Mahler conducted the premiere of the Eighth Symphony in September 1910, four years after completing the work and just eight months before he died. The performance, Mahler’s last as a conductor in Europe, was to be the greatest triumph he ever experienced as a composer. But the preparation leading up to this event did not go smoothly. Beginning early in 1910, many months before the performance, Mahler exchanged several letters with Emil Gutmann, the impresario who had persuaded Mahler to conduct the premiere for a Mahler festival in Munich. Growing increasingly concerned, Mahler began to insist, sometimes frantically, that the performance be called off. He was particularly certain that the choirs could not learn their parts in time. In a letter to his trusted friend Bruno Walter, Mahler warned that he “shall ruthlessly [Mahler’s emphasis] cancel the whole thing if all artistic conditions are not met to my satisfaction.” A few weeks later, however, Mahler seemed to have resigned himself to a fiasco.
He wrote Walter, “Until today I have been fighting inwardly and outwardly against this catastrophic Barnum-and-Bailey performance of my Eighth in Munich. When [Gutmann] took me unawares in Vienna that time, I didn’t stop to think of all the to-do that goes with such ‘festivals’.” Mahler continues that, even though he is convinced the performance will be “utterly inadequate,” he sees no way to escape from his obligations.
It didn’t help matters when Mahler learned, much to his dissatisfaction, that Gutmann had nicknamed his work “The Symphony of a Thousand.” The tag, of course, is a rather shallow one to apply to a symphony by Mahler.
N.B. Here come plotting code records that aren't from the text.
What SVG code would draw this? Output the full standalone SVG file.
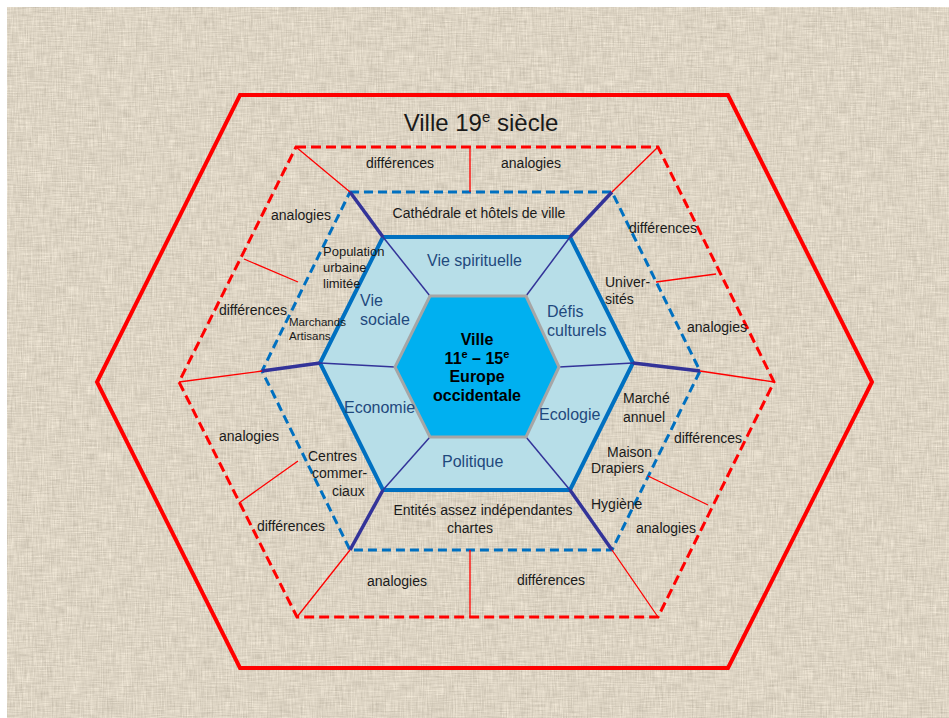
<svg xmlns="http://www.w3.org/2000/svg" width="949" height="718" viewBox="0 0 949 718">
  <defs>
    <!-- woven canvas background: crossed streaky noise tinted beige -->
    <filter id="weave" x="0" y="0" width="100%" height="100%" color-interpolation-filters="sRGB">
      <feTurbulence type="fractalNoise" baseFrequency="0.8 0.06" numOctaves="2" seed="3" result="warp"/>
      <feTurbulence type="fractalNoise" baseFrequency="0.06 0.8" numOctaves="2" seed="11" result="weft"/>
      <feComposite in="warp" in2="weft" operator="arithmetic" k2="0.5" k3="0.5" result="cloth"/>
      <feColorMatrix in="cloth" type="matrix" values="0.3 0 0 0 0.715  0.3 0 0 0 0.68  0.3 0 0 0 0.615  0 0 0 0 1"/>
    </filter>
    <style>
      .t { font-family: "Liberation Sans", Arial, sans-serif; font-size: 14px; fill: #1a1a1a; }
      .s { font-family: "Liberation Sans", Arial, sans-serif; font-size: 13px; fill: #1a1a1a; }
      .xs { font-family: "Liberation Sans", Arial, sans-serif; font-size: 11.5px; fill: #1a1a1a; }
      .cat { font-family: "Liberation Sans", Arial, sans-serif; font-size: 16px; fill: #1f497d; }
      .core { font-family: "Liberation Sans", Arial, sans-serif; font-size: 16px; font-weight: bold; fill: #000; text-anchor: middle; }
      .mid { text-anchor: middle; }
      .hexline { fill: none; stroke-linejoin: miter; }
      .spoke { stroke: #333399; stroke-width: 1.5; fill: none; }
      .spoke-thick { stroke: #333399; stroke-width: 3.5; fill: none; }
      .divider { stroke: #ff0000; stroke-width: 1.3; fill: none; }
    </style>
  </defs>

  <rect width="949" height="718" fill="#ffffff"/>
  <rect x="7" y="7" width="942" height="711" fill="#dbd2c2" filter="url(#weave)"/>

  <!-- outer frame: 19th century city -->
  <g id="ville-19e">
    <polygon class="hexline" points="240,95 728,95 872,382 728,668 240,668 97,382" stroke="#ff0000" stroke-width="4"/>
    <text class="t" x="481" y="131" text-anchor="middle" style="font-size:24px">Ville 19<tspan dy="-9" style="font-size:15px">e</tspan><tspan dy="9"> siècle</tspan></text>
  </g>

  <!-- comparison ring (analogies / différences) -->
  <g id="ring-comparison">
    <polygon class="hexline" points="296,147 658,147 774,382 658,617 297,617 179,382" stroke="#ff0000" stroke-width="3" stroke-dasharray="10 5"/>
  </g>

  <!-- examples ring -->
  <g id="ring-examples">
    <polygon class="hexline" points="350,192 612,192 700,371 612,550 350,550 262,371" stroke="#0070c0" stroke-width="3" stroke-dasharray="9 5"/>
  </g>

  <!-- themes ring -->
  <g id="ring-themes">
    <polygon points="383,237 570,237 633,363 570,490 383,490 320,363" fill="#b7dee8" stroke="#0070c0" stroke-width="4"/>
  </g>

  <!-- connectors: spokes and separators -->
  <g id="connectors">
    <!-- inner spokes -->
    <line class="spoke" x1="430" y1="296" x2="383" y2="237"/>
    <line class="spoke" x1="526" y1="296" x2="570" y2="237"/>
    <line class="spoke" x1="559" y1="367" x2="633" y2="363"/>
    <line class="spoke" x1="526" y1="437" x2="570" y2="490"/>
    <line class="spoke" x1="430" y1="437" x2="383" y2="490"/>
    <line class="spoke" x1="395" y1="367" x2="320" y2="363"/>
    <!-- middle spokes -->
    <line class="spoke-thick" x1="383" y1="237" x2="350" y2="192"/>
    <line class="spoke-thick" x1="570" y1="237" x2="612" y2="192"/>
    <line class="spoke-thick" x1="633" y1="363" x2="700" y2="371"/>
    <line class="spoke-thick" x1="570" y1="490" x2="612" y2="550"/>
    <line class="spoke-thick" x1="383" y1="490" x2="350" y2="550"/>
    <line class="spoke-thick" x1="320" y1="363" x2="262" y2="371"/>
    <!-- outer spokes -->
    <line class="divider" x1="350" y1="192" x2="296" y2="147"/>
    <line class="divider" x1="612" y1="192" x2="658" y2="147"/>
    <line class="divider" x1="700" y1="371" x2="774" y2="382"/>
    <line class="divider" x1="612" y1="550" x2="658" y2="617"/>
    <line class="divider" x1="350" y1="550" x2="297" y2="617"/>
    <line class="divider" x1="262" y1="371" x2="179" y2="382"/>
    <!-- separators between analogies and différences -->
    <line class="divider" x1="470" y1="147" x2="470" y2="192"/>
    <line class="divider" x1="470" y1="550" x2="470" y2="617"/>
    <line class="divider" x1="244" y1="259" x2="298" y2="282"/>
    <line class="divider" x1="656" y1="282" x2="716" y2="274"/>
    <line class="divider" x1="298" y1="461" x2="239" y2="503"/>
    <line class="divider" x1="648" y1="476" x2="708" y2="505"/>
  </g>

  <!-- core: medieval city -->
  <g id="ville-medievale">
    <polygon points="430,296 526,296 559,367 526,437 430,437 395,367" fill="#00b0f0" stroke="#a6a6a6" stroke-width="3"/>
    <text class="core" x="477" y="345">Ville</text>
    <text class="core" x="477" y="364">11<tspan dy="-6" style="font-size:11px">e</tspan><tspan dy="6"> – 15</tspan><tspan dy="-6" style="font-size:11px">e</tspan></text>
    <text class="core" x="477" y="382">Europe</text>
    <text class="core" x="477" y="401">occidentale</text>
  </g>

  <!-- themes -->
  <g id="theme-spirituelle"><text class="cat" x="427" y="266">Vie spirituelle</text></g>
  <g id="theme-sociale"><text class="cat" x="360" y="306">Vie</text><text class="cat" x="360" y="325">sociale</text></g>
  <g id="theme-culturels"><text class="cat" x="547" y="317">Défis</text><text class="cat" x="547" y="336">culturels</text></g>
  <g id="theme-economie"><text class="cat" x="344" y="413">Economie</text></g>
  <g id="theme-ecologie"><text class="cat" x="539" y="420">Ecologie</text></g>
  <g id="theme-politique"><text class="cat" x="442" y="467">Politique</text></g>

  <!-- examples -->
  <g id="ex-cathedrale"><text class="t mid" x="479" y="218">Cathédrale et hôtels de ville</text></g>
  <g id="ex-population"><text class="s" x="323" y="256">Population</text><text class="s" x="323" y="272">urbaine</text><text class="s" x="323" y="288">limitée</text></g>
  <g id="ex-marchands"><text class="xs" x="289" y="326">Marchands</text><text class="xs" x="289" y="340">Artisans</text></g>
  <g id="ex-universites"><text class="t" x="605" y="287">Univer-</text><text class="t" x="605" y="304">sités</text></g>
  <g id="ex-centres"><text class="t" x="308" y="461">Centres</text><text class="t" x="312" y="478">commer-</text><text class="t" x="332" y="496">ciaux</text></g>
  <g id="ex-entites"><text class="t mid" x="483" y="515">Entités assez indépendantes</text><text class="t mid" x="470" y="533">chartes</text></g>
  <g id="ex-marche"><text class="t" x="623" y="403">Marché</text><text class="t" x="623" y="422">annuel</text></g>
  <g id="ex-drapiers"><text class="t" x="607" y="457">Maison</text><text class="t" x="591" y="473">Drapiers</text></g>
  <g id="ex-hygiene"><text class="t" x="591" y="509">Hygiène</text></g>

  <!-- comparison labels -->
  <g id="cmp-top-left"><text class="t mid" x="400" y="168">différences</text></g>
  <g id="cmp-top-right"><text class="t mid" x="531" y="168">analogies</text></g>
  <g id="cmp-upper-left-a"><text class="t mid" x="301" y="220">analogies</text></g>
  <g id="cmp-upper-left-d"><text class="t mid" x="253" y="315">différences</text></g>
  <g id="cmp-upper-right-d"><text class="t mid" x="663" y="233">différences</text></g>
  <g id="cmp-upper-right-a"><text class="t mid" x="717" y="332">analogies</text></g>
  <g id="cmp-lower-left-a"><text class="t mid" x="249" y="441">analogies</text></g>
  <g id="cmp-lower-left-d"><text class="t mid" x="291" y="531">différences</text></g>
  <g id="cmp-lower-right-d"><text class="t mid" x="708" y="443">différences</text></g>
  <g id="cmp-lower-right-a"><text class="t mid" x="666" y="533">analogies</text></g>
  <g id="cmp-bottom-left"><text class="t mid" x="397" y="586">analogies</text></g>
  <g id="cmp-bottom-right"><text class="t mid" x="551" y="585">différences</text></g>
</svg>
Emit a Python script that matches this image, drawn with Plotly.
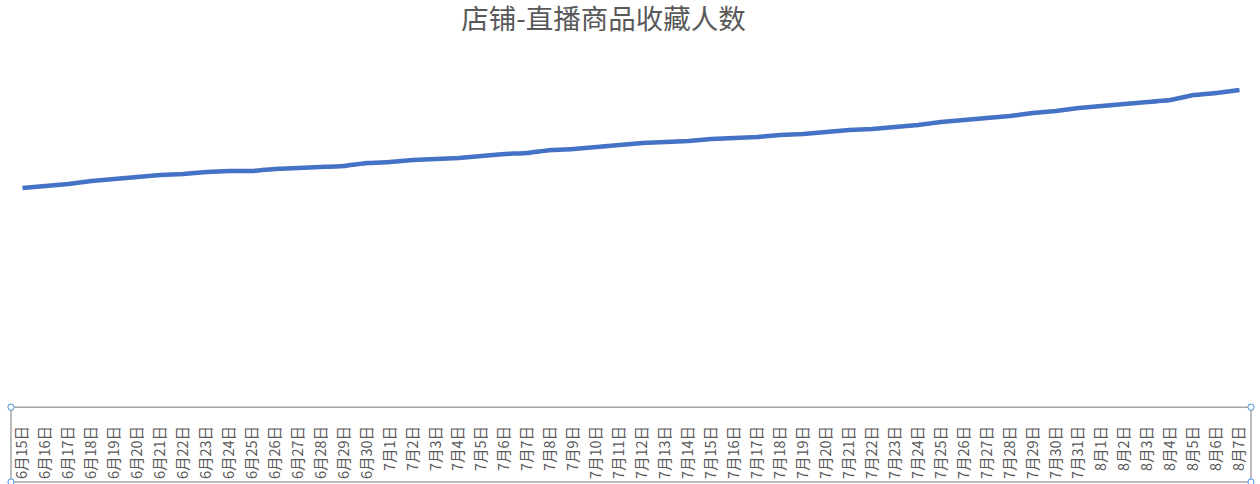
import plotly.graph_objects as go

dates = ([f"6月{d}日" for d in range(15, 31)] +
         [f"7月{d}日" for d in range(1, 32)] +
         [f"8月{d}日" for d in range(1, 8)])

favorites = [2120, 2140, 2160, 2190, 2210, 2230, 2250, 2260, 2280, 2290,
             2290, 2310, 2320, 2330, 2340, 2370, 2380, 2400, 2410, 2420,
             2440, 2460, 2470, 2500, 2510, 2530, 2550, 2570, 2580, 2590,
             2610, 2620, 2630, 2650, 2660, 2680, 2700, 2710, 2730, 2750,
             2780, 2800, 2820, 2840, 2870, 2890, 2920, 2940, 2960, 2980,
             3000, 3050, 3070, 3100]

fig = go.Figure()
fig.add_trace(go.Scatter(
    x=dates, y=favorites, mode="lines",
    line=dict(color="#4472C4", width=4.5, shape="spline", smoothing=0.3),
    hoverinfo="x+y", showlegend=False,
))

fig.update_layout(
    width=1260, height=484,
    margin=dict(l=11, r=9, t=40, b=84, autoexpand=False),
    paper_bgcolor="white", plot_bgcolor="white",
    title=dict(text="店铺-直播商品收藏人数", x=0.479, xanchor="center",
               y=0.9607, yanchor="middle", automargin=False,
               font=dict(family="Noto Sans CJK SC", size=27.5, color="#595959")),
    xaxis=dict(type="category", tickangle=-90, showgrid=False, showline=False,
               range=[-0.5, len(dates) - 0.5],
               ticks="", ticklen=0, automargin=False, ticklabelstandoff=22,
               tickfont=dict(family="Noto Sans CJK SC", size=14.5, color="#595959")),
    yaxis=dict(range=[0, 3600], visible=False, showgrid=False, automargin=False),
)

# selection frame around the category labels
fig.add_shape(type="rect", xref="paper", yref="paper",
              x0=0, x1=1, y0=-0.228, y1=-0.02,
              line=dict(color="#A6A6A6", width=1.5))
for cx in (0, 1):
    for cy in (-0.228, -0.02):
        fig.add_shape(type="circle", xref="paper", yref="paper",
                      x0=cx - 0.0025, x1=cx + 0.0025, y0=cy - 0.009, y1=cy + 0.009,
                      line=dict(color="#4A90D9", width=1), fillcolor="white")

fig.write_html("out.html", config={"displayModeBar": False},
               post_script="document.body.style.margin='0';document.body.style.overflow='hidden';")
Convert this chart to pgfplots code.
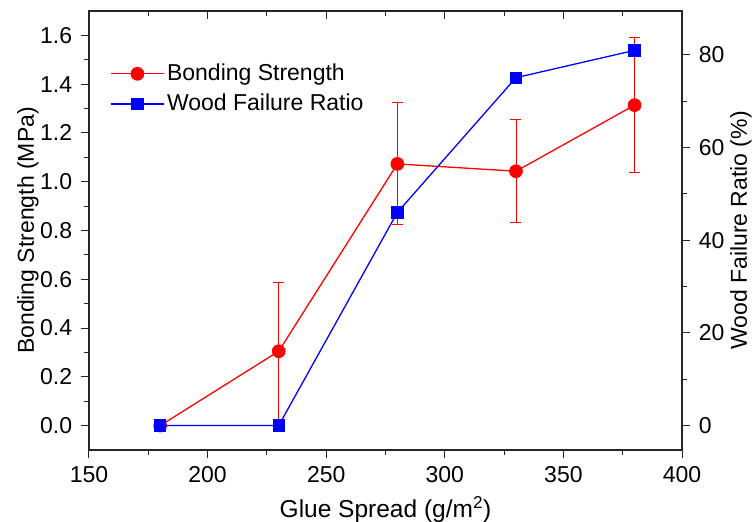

It was not only correct, however, it was an understatement. As the program supervised by Mahler for the 1910 premiere of the Symphony states, the work required 858 singers and 171 instrumentalists. To counter the effect of so many singers, Mahler had to augment the standard orchestra. Thus, he increases it to 84 strings, 6 harps, 22 woodwinds, and 17 brass players. The score also requested that 4 trumpets and 4 trombones be placed apart. To assemble such a body of singers, it was necessary to supplement the Munich chorus (which included 350 children) with large groups from Vienna and Leipzig. The eight soloists came from Munich, Vienna, Frankfurt, Hamburg, Berlin, and Wiesbaden. The first performance, then, seemed to match in spirit Mahler’s attitude to the work, which he once called “a gift to the nation.”